The British were so concerned with the idea of regional chiefs that where there were not any they tried to impose them. The Aba Riots of 1929 (Aba is in the heartland of the Ibo) were partly caused by resentment against the ‘warrant chiefs’, men imposed as chiefs by the British but whom the people refused to accept. It was not difficult to impose measures on the Northerners, accustomed to implicit obedience, but it did not work in the East. The whole traditional structure of the East makes it virtually immune to dictatorship, one of the reasons for the present war. Easterners insist on being consulted in everything that concerns them. This assertiveness was hardly likely to endear itself to the colonial administrators and is one of the reasons why the Easterners came to be referred to as ‘uppity’. By contrast the English loved the North; the climate is hot and dry as opposed to the steamy and malarial south; life is slow and graceful, if you happen to be an Englishman or an Emir; the pageantry is quaint and picturesque; the people obedient and undemanding. Unable to run the newly installed offices and factories, the Northerners were content to import numerous British officials and technicians – one of the reasons why today there is a vigorous and vociferous pro-Nigeria lobby of ex-colonial civil servants, soldiers, and administrators in London for whom Nigeria is their beloved Northern Region.
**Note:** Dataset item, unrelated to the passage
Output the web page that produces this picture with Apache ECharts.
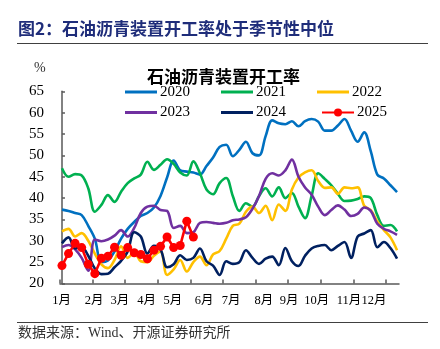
<!DOCTYPE html>
<html>
<head>
<meta charset="utf-8">
<script src="https://cdn.jsdelivr.net/npm/echarts@6/dist/echarts.min.js"></script>
<style>
html,body{margin:0;padding:0;background:#fff;}
#chart{width:440px;height:349px;}
</style>
</head>
<body>
<div id="chart"></div>
<script>
// ---- data (weekly points, index 0..51) ----
var seriesNames = ['2020', '2021', '2022', '2023', '2024', '2025'];
var y2020 = [37.3, 37.0, 36.5, 36.0, 33.5, 30.5, 25.0, 25.4, 27.5, 30.5, 32.8, 34.4, 35.8, 36.5, 37.8, 40.5, 44.8, 48.8, 46.5, 46.2, 46.0, 45.5, 47.5, 49.5, 52.0, 52.5, 49.8, 51.3, 53.2, 50.5, 50.0, 54.5, 58.2, 57.5, 57.3, 58.0, 56.8, 58.0, 58.5, 57.9, 55.8, 55.8, 57.0, 58.5, 55.8, 53.2, 55.4, 51.0, 45.5, 44.6, 43.0, 41.4];
var y2021 = [47.0, 45.0, 45.6, 45.3, 42.3, 36.8, 38.4, 40.7, 39.1, 41.5, 43.5, 44.6, 45.5, 48.5, 46.6, 47.8, 49.1, 48.0, 46.0, 45.3, 48.6, 45.8, 42.0, 40.9, 43.5, 44.7, 40.5, 37.0, 38.8, 38.0, 40.5, 42.3, 40.4, 42.5, 40.0, 41.2, 38.0, 35.3, 40.5, 45.8, 44.5, 43.0, 41.0, 39.3, 39.4, 39.8, 40.4, 40.0, 36.0, 33.5, 33.7, 32.2];
var y2022 = [32.2, 32.8, 31.0, 31.8, 30.0, 27.0, 24.5, 23.6, 25.5, 28.7, 26.0, 27.2, 25.2, 25.0, 26.5, 27.5, 22.0, 23.3, 25.5, 22.8, 25.0, 26.3, 24.3, 26.8, 27.6, 30.5, 33.5, 34.0, 36.8, 38.0, 36.5, 38.2, 34.8, 38.5, 37.0, 42.0, 44.8, 46.0, 46.5, 44.0, 42.4, 42.5, 41.0, 42.5, 42.3, 42.5, 38.2, 37.2, 34.5, 32.5, 30.8, 27.8];
var y2023 = [28.5, 29.0, 28.0, 26.0, 23.0, 30.3, 29.9, 30.3, 31.2, 32.5, 31.0, 33.0, 36.5, 38.0, 38.2, 37.2, 37.0, 33.0, 33.5, 31.8, 32.0, 34.2, 34.4, 34.2, 34.0, 34.2, 34.8, 35.0, 35.5, 37.5, 40.5, 44.5, 45.8, 45.3, 46.5, 49.0, 45.0, 42.5, 40.8, 38.0, 36.0, 37.2, 38.3, 37.3, 35.8, 36.3, 37.8, 37.0, 34.0, 32.8, 32.2, 31.4];
var y2024 = [29.4, 30.8, 28.2, 28.5, 26.5, 23.5, 22.2, 22.3, 23.8, 25.3, 27.5, 32.0, 31.0, 27.0, 28.8, 28.0, 23.8, 24.5, 26.6, 25.5, 26.0, 28.2, 25.2, 24.2, 22.0, 25.2, 24.6, 25.0, 27.8, 26.0, 24.6, 25.8, 26.3, 24.3, 28.3, 25.2, 24.1, 26.5, 28.2, 28.8, 29.0, 27.8, 28.8, 29.7, 26.0, 31.0, 31.7, 32.5, 28.5, 29.7, 28.3, 25.8];
var y2025 = [24.2, 27.0, 29.4, 28.4, 24.5, 22.3, 25.9, 26.4, 28.5, 26.6, 28.4, 27.2, 26.8, 25.8, 27.8, 28.7, 30.9, 28.4, 28.9, 34.6, 30.9];
var monthLabels = ['1月', '2月', '3月', '4月', '5月', '6月', '7月', '8月', '9月', '10月', '11月', '12月'];
var monthLabelAt = [-0.04, 4.88, 8.83, 12.9, 16.9, 21.62, 25.73, 30.75, 34.56, 38.77, 43.68, 47.49];
var yTicks = [20, 25, 30, 35, 40, 45, 50, 55, 60, 65];

// ---- build ----
var colors = ['#0070C0', '#00B050', '#FFC000', '#7030A0', '#002060', '#FF0000'];
var allData = [y2020, y2021, y2022, y2023, y2024, y2025];
function pts(arr) { return arr.map(function (v, i) { return [i, v]; }); }
var xMin = -0.3, xMax = 51.3;
var tickAt = [];
for (var k = 0; k <= 10; k++) tickAt.push(xMin + k * 4.96);

var serif = '"Liberation Serif", "Times New Roman", "Noto Sans CJK SC", serif';
var axisColor = '#595959';

var series = allData.map(function (arr, idx) {
  var is2025 = idx === 5;
  return {
    name: seriesNames[idx],
    type: 'line',
    data: pts(arr),
    smooth: is2025 ? false : 0.35,
    symbol: is2025 ? 'circle' : 'none',
    symbolSize: is2025 ? 9 : 0,
    showSymbol: is2025,
    z: is2025 ? 10 : 2 + idx,
    lineStyle: { color: colors[idx], width: 2.6 },
    itemStyle: { color: colors[idx] },
    emphasis: { disabled: true }
  };
});

function legendOf(names, left, top, lineIcon) {
  return {
    left: left, top: top, itemWidth: 32, itemHeight: lineIcon ? 3 : 10, itemGap: 31, padding: 0,
    data: names.map(function (n) { return lineIcon ? { name: n, icon: 'rect' } : { name: n }; }),
    textStyle: { fontSize: 15, fontFamily: serif, color: '#000', padding: [0, 0, 0, -2] },
    selectedMode: false
  };
}

function nearestLabel(v) {
  var best = 0, bd = Infinity;
  for (var j = 0; j < monthLabelAt.length; j++) {
    var d = Math.abs(monthLabelAt[j] - v);
    if (d < bd) { bd = d; best = j; }
  }
  return monthLabels[best];
}

var chart = echarts.init(document.getElementById('chart'), null, { renderer: 'canvas' });
chart.setOption({
  animation: false,
  backgroundColor: '#fff',
  color: colors,
  title: {
    text: '石油沥青装置开工率', left: 142, top: 63,
    textStyle: { fontSize: 17, fontWeight: 'bold', color: '#000', fontFamily: '"Noto Sans CJK SC", sans-serif' }
  },
  legend: [
    legendOf(['2020', '2021', '2022'], 125, 84.5, true),
    legendOf(['2023', '2024'], 125, 105, true),
    legendOf(['2025'], 321, 105, false)
  ],
  grid: { left: 60, right: 41, top: 91.3, bottom: 65.5, containLabel: false, outerBoundsMode: 'none' },
  xAxis: {
    type: 'value', min: xMin, max: xMax,
    axisLine: { show: true, lineStyle: { color: axisColor, width: 1.5 } },
    axisTick: { show: true, inside: true, length: 4, customValues: tickAt, lineStyle: { color: axisColor, width: 1.5 } },
    axisLabel: {
      customValues: monthLabelAt,
      formatter: function (v) { return nearestLabel(v); },
      margin: 11, fontSize: 12.5, color: '#000', fontFamily: serif, hideOverlap: false
    },
    splitLine: { show: false }
  },
  yAxis: {
    type: 'value', min: yTicks[0], max: yTicks[yTicks.length - 1], interval: 5,
    axisLine: { show: true, lineStyle: { color: axisColor, width: 1.5 } },
    axisTick: { show: true, inside: true, length: 3, lineStyle: { color: axisColor, width: 1.5 } },
    axisLabel: { margin: 16, fontSize: 15, color: '#000', fontFamily: serif },
    splitLine: { show: false }
  },
  graphic: [
    { type: 'text', left: 18, top: 20, style: { text: '图2：石油沥青装置开工率处于季节性中位', fill: '#1F2D7A', font: 'bold 17px "Noto Sans CJK SC", sans-serif' } },
    { type: 'line', shape: { x1: 17, y1: 43.5, x2: 428, y2: 43.5 }, style: { stroke: '#404040', lineWidth: 1.2 } },
    { type: 'text', left: 34, top: 61, style: { text: '%', fill: '#333', font: '14px "Liberation Serif", serif' } },
    { type: 'line', shape: { x1: 17, y1: 322.5, x2: 428, y2: 322.5 }, style: { stroke: '#404040', lineWidth: 1.2 } },
    { type: 'text', left: 18, top: 326, style: { text: '数据来源：Wind、开源证券研究所', fill: '#333', font: '14px "Liberation Serif", "Noto Sans CJK SC", serif' } }
  ],
  series: series
});
</script>
</body>
</html>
But the gaps in society caused by Northern apathy towards modernization could not be filled by the British alone. There were posts for clerks, junior executives, accountants, switc

hboard operators, engineers, train drivers, waterworks superintendents, bank tellers, factory and shop staff, which the Northerners could not fill. A few, but only a very few, Yorubas from the Western Region of the South went north to the new jobs. Most were filled by the more enterprising Easterners. By 1966 there were an estimated 1,300,000 Easterners, mostly Ibos, in the Northern Region, and about another 500,000 had taken up jobs and residence in the West. The difference in the degree of assimilation of each group was enormous and gives an insight into the ‘oneness’ of Nigeria under the public-relations veil.